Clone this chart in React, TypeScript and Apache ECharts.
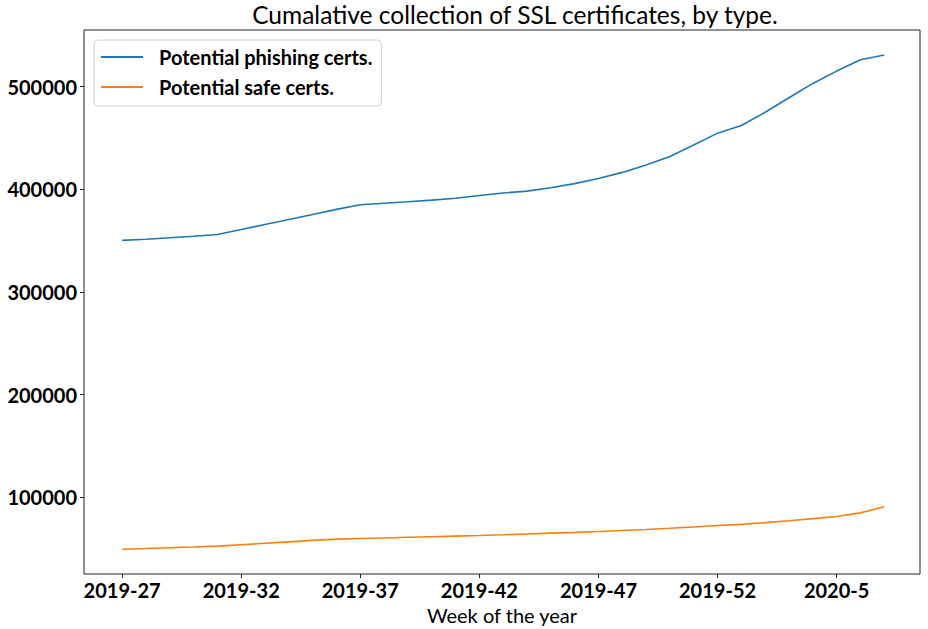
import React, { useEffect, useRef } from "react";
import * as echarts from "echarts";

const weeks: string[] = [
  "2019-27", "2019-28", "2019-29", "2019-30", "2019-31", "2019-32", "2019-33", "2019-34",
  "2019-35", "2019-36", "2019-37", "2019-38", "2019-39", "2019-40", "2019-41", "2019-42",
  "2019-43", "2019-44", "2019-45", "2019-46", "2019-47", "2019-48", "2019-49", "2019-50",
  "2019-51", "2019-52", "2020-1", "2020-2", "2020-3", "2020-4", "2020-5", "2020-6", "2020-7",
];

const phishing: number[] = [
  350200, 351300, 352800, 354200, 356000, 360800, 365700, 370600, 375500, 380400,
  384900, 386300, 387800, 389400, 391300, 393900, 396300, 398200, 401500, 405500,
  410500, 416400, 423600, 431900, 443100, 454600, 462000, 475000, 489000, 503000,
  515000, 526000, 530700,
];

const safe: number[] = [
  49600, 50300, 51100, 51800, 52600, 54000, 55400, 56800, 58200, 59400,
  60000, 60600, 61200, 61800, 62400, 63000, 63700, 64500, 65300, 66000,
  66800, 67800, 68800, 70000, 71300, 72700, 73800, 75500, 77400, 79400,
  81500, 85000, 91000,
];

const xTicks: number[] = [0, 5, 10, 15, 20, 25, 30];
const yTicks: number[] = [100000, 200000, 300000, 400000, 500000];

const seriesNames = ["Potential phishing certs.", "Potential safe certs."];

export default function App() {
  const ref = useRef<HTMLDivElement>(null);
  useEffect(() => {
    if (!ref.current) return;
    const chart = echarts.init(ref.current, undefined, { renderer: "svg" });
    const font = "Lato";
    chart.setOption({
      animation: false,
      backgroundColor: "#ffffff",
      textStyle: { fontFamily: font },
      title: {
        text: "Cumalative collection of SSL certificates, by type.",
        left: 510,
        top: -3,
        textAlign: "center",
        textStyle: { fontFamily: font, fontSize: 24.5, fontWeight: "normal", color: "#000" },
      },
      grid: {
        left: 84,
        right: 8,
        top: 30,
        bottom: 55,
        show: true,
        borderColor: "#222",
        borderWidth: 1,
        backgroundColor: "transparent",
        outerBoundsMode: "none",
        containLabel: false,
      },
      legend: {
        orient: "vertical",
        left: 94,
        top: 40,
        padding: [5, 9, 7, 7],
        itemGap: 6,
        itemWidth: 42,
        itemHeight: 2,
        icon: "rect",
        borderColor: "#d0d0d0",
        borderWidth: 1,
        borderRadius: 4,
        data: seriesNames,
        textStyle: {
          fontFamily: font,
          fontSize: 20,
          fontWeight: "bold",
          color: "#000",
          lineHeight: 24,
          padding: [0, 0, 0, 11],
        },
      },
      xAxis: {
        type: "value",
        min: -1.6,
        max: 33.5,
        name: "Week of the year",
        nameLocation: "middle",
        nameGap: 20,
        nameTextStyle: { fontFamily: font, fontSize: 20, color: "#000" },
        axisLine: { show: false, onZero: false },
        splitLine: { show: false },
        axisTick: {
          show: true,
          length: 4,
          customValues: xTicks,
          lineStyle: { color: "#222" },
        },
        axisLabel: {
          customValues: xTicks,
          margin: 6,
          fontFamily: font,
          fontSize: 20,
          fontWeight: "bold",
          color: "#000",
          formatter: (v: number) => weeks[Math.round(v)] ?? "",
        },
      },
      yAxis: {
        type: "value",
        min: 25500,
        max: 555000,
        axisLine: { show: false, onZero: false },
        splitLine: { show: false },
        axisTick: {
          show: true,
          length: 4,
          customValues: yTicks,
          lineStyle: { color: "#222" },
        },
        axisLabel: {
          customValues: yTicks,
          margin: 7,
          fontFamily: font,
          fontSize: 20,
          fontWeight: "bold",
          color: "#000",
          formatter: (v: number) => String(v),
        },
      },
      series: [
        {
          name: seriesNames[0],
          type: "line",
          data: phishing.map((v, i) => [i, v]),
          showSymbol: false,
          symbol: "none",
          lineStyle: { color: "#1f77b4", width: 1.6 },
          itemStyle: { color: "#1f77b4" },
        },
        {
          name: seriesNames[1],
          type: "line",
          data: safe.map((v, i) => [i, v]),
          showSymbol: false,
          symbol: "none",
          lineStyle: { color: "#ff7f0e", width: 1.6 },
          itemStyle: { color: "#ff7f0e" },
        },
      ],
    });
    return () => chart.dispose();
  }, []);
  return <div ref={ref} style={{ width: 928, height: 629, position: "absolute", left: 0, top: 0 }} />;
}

######

▸ DO THIS
Show every line from the listing above in which the string "React" appears.

▸ OUTPUT OF THE TASK
Clone this chart in React, TypeScript and Apache ECharts.
import React, { useEffect, useRef } from "react";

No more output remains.